The circuit needs to be small so I have decided to use veroboard (strip board). Veroboard is board that has rows of holes and horizontal strips of copper and is ideal for quick circuit construction.  To design a compact circuit for the stripboard I have decided to use a great bit of freeware called DIY Layout Creator ( ).

The result was this –

Layout for LM386 amp by Otalgia










On the layout you can see that there are red squares with circles inside.  These indicate places in the circuit where the copper tracks on the vero board must be removed.  This can be done with a dedicated bradle or by using the end of a drill bit and giving a few twists.

You can also see that a few items share holes in the vero (the capacitors in particular).  This placement is as a rule not recommended, however I did this so that I could keep the circuit size to a minimum.
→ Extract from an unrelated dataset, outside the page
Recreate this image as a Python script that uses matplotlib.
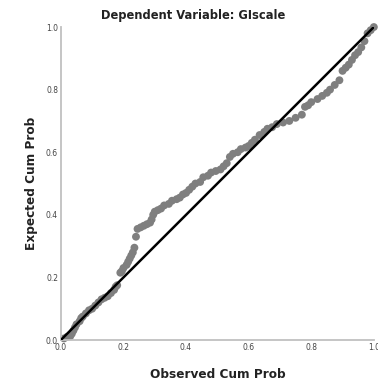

With the copper track breaks completed, the veroboard is now ready for the components to be soldered to (see pic below).  The picture below shows the copper track side of the board and is a reverse layout to the one above (as the components are mounted on the plain non-copper tracked side of the veroboard.

Unpopulated veroboard for LM386 amp




About 30 minutes later, lots of cursing and a few solder burns and the circuit is built. Note the grey heat shrink tubing on either side, to give the wires a bit of extra support –


Assembled 386 amp built by Otalgia FX



With the circuit built, a quick test of the circuit was set up using lots of crocodile clips and a spare speaker – sounds good!

LM386 test circuit for Otalgia preamp project



Removing the back panel from the guitar revealed little space to add the new circuit so the old electronics were removed, leaving only the speaker wires, battery connection and pickup wires remaining.


Inside wiring of childrens guitar


The new amplifier was wired into place and the power turned on….. DISASTER!!!

A piercing shrill noise that sent the dogs running down the street and made grown men cry emitted from the speaker.  Suddenly it all made sense.. why had the guitar been so quiet in the first place … it was now obvious … if you put a pickup up next to a loud amplifier speaker it feeds back …. EPIC FAIL, project over!!!!!!